### TO DO
Return the whole listing, line for line, without the pictures in it.
#### PROVIDED MATERIAL ####
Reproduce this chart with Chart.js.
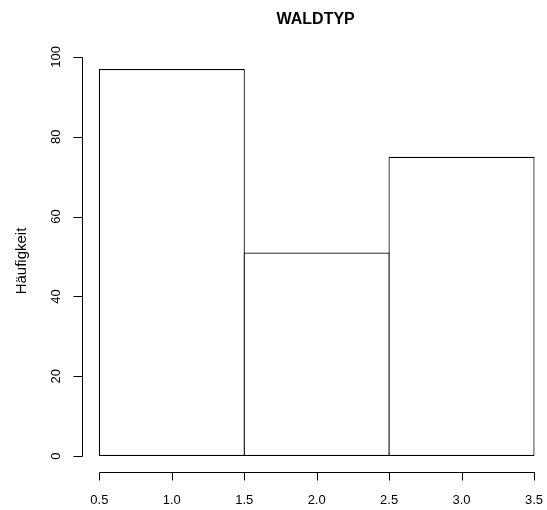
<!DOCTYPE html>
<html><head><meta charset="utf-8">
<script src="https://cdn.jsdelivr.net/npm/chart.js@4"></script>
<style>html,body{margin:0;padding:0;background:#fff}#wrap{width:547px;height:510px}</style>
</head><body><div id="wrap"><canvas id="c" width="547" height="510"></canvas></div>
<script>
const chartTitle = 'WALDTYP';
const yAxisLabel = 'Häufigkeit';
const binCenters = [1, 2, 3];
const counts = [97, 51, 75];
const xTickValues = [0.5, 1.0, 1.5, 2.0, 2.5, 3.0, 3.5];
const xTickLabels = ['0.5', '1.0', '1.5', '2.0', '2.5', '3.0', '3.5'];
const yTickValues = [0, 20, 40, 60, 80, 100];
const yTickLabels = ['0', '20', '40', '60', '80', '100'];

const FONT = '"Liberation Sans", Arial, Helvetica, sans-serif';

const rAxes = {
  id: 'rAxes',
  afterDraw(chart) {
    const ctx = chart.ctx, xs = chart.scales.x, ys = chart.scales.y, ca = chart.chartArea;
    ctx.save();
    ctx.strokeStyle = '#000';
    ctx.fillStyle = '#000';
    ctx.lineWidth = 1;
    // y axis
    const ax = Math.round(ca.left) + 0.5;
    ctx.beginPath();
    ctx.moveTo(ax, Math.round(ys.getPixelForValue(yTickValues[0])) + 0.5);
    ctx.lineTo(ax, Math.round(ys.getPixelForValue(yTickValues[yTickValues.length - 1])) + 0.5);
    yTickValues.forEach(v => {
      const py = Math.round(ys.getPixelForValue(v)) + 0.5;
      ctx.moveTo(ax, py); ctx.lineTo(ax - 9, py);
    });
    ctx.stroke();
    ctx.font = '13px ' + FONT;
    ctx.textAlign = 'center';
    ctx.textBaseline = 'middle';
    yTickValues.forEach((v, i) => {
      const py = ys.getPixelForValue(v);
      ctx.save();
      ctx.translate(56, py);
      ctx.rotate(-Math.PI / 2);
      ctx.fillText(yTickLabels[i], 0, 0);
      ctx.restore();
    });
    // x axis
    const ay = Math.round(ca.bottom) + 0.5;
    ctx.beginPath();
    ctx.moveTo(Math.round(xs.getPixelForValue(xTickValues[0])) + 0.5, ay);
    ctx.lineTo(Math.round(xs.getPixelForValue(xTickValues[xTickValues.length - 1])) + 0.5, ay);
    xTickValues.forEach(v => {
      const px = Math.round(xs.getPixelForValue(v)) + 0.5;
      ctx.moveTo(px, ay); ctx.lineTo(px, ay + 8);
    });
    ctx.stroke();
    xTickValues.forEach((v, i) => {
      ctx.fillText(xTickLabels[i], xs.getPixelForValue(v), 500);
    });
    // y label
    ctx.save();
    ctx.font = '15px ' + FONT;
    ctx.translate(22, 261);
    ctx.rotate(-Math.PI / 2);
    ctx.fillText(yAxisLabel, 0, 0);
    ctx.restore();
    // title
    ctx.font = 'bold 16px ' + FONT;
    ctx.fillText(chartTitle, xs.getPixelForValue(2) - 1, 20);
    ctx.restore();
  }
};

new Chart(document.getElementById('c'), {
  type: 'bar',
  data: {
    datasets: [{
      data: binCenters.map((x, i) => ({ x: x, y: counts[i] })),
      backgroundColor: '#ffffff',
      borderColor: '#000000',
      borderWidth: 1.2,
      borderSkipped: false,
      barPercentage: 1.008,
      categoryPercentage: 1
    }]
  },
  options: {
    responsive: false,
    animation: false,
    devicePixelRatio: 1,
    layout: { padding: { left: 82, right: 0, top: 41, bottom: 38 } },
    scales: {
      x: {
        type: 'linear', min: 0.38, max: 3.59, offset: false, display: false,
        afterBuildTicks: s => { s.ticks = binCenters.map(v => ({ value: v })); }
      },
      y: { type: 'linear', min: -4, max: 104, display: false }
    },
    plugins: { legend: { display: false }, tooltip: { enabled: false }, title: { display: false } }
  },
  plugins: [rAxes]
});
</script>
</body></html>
####
### SOLUTION TO THE PROBLEM
Reproduce this chart with Chart.js.
<!DOCTYPE html>
<html><head><meta charset="utf-8">
<script src="https://cdn.jsdelivr.net/npm/chart.js@4"></script>
<style>html,body{margin:0;padding:0;background:#fff}#wrap{width:547px;height:510px}</style>
</head><body><div id="wrap"><canvas id="c" width="547" height="510"></canvas></div>
<script>
const chartTitle = 'WALDTYP';
const yAxisLabel = 'Häufigkeit';
const binCenters = [1, 2, 3];
const counts = [97, 51, 75];
const xTickValues = [0.5, 1.0, 1.5, 2.0, 2.5, 3.0, 3.5];
const xTickLabels = ['0.5', '1.0', '1.5', '2.0', '2.5', '3.0', '3.5'];
const yTickValues = [0, 20, 40, 60, 80, 100];
const yTickLabels = ['0', '20', '40', '60', '80', '100'];

const FONT = '"Liberation Sans", Arial, Helvetica, sans-serif';

const rAxes = {
  id: 'rAxes',
  afterDraw(chart) {
    const ctx = chart.ctx, xs = chart.scales.x, ys = chart.scales.y, ca = chart.chartArea;
    ctx.save();
    ctx.strokeStyle = '#000';
    ctx.fillStyle = '#000';
    ctx.lineWidth = 1;
    // y axis
    const ax = Math.round(ca.left) + 0.5;
    ctx.beginPath();
    ctx.moveTo(ax, Math.round(ys.getPixelForValue(yTickValues[0])) + 0.5);
    ctx.lineTo(ax, Math.round(ys.getPixelForValue(yTickValues[yTickValues.length - 1])) + 0.5);
    yTickValues.forEach(v => {
      const py = Math.round(ys.getPixelForValue(v)) + 0.5;
      ctx.moveTo(ax, py); ctx.lineTo(ax - 9, py);
    });
    ctx.stroke();
    ctx.font = '13px ' + FONT;
    ctx.textAlign = 'center';
    ctx.textBaseline = 'middle';
    yTickValues.forEach((v, i) => {
      const py = ys.getPixelForValue(v);
      ctx.save();
      ctx.translate(56, py);
      ctx.rotate(-Math.PI / 2);
      ctx.fillText(yTickLabels[i], 0, 0);
      ctx.restore();
    });
    // x axis
    const ay = Math.round(ca.bottom) + 0.5;
    ctx.beginPath();
    ctx.moveTo(Math.round(xs.getPixelForValue(xTickValues[0])) + 0.5, ay);
    ctx.lineTo(Math.round(xs.getPixelForValue(xTickValues[xTickValues.length - 1])) + 0.5, ay);
    xTickValues.forEach(v => {
      const px = Math.round(xs.getPixelForValue(v)) + 0.5;
      ctx.moveTo(px, ay); ctx.lineTo(px, ay + 8);
    });
    ctx.stroke();
    xTickValues.forEach((v, i) => {
      ctx.fillText(xTickLabels[i], xs.getPixelForValue(v), 500);
    });
    // y label
    ctx.save();
    ctx.font = '15px ' + FONT;
    ctx.translate(22, 261);
    ctx.rotate(-Math.PI / 2);
    ctx.fillText(yAxisLabel, 0, 0);
    ctx.restore();
    // title
    ctx.font = 'bold 16px ' + FONT;
    ctx.fillText(chartTitle, xs.getPixelForValue(2) - 1, 20);
    ctx.restore();
  }
};

new Chart(document.getElementById('c'), {
  type: 'bar',
  data: {
    datasets: [{
      data: binCenters.map((x, i) => ({ x: x, y: counts[i] })),
      backgroundColor: '#ffffff',
      borderColor: '#000000',
      borderWidth: 1.2,
      borderSkipped: false,
      barPercentage: 1.008,
      categoryPercentage: 1
    }]
  },
  options: {
    responsive: false,
    animation: false,
    devicePixelRatio: 1,
    layout: { padding: { left: 82, right: 0, top: 41, bottom: 38 } },
    scales: {
      x: {
        type: 'linear', min: 0.38, max: 3.59, offset: false, display: false,
        afterBuildTicks: s => { s.ticks = binCenters.map(v => ({ value: v })); }
      },
      y: { type: 'linear', min: -4, max: 104, display: false }
    },
    plugins: { legend: { display: false }, tooltip: { enabled: false }, title: { display: false } }
  },
  plugins: [rAxes]
});
</script>
</body></html>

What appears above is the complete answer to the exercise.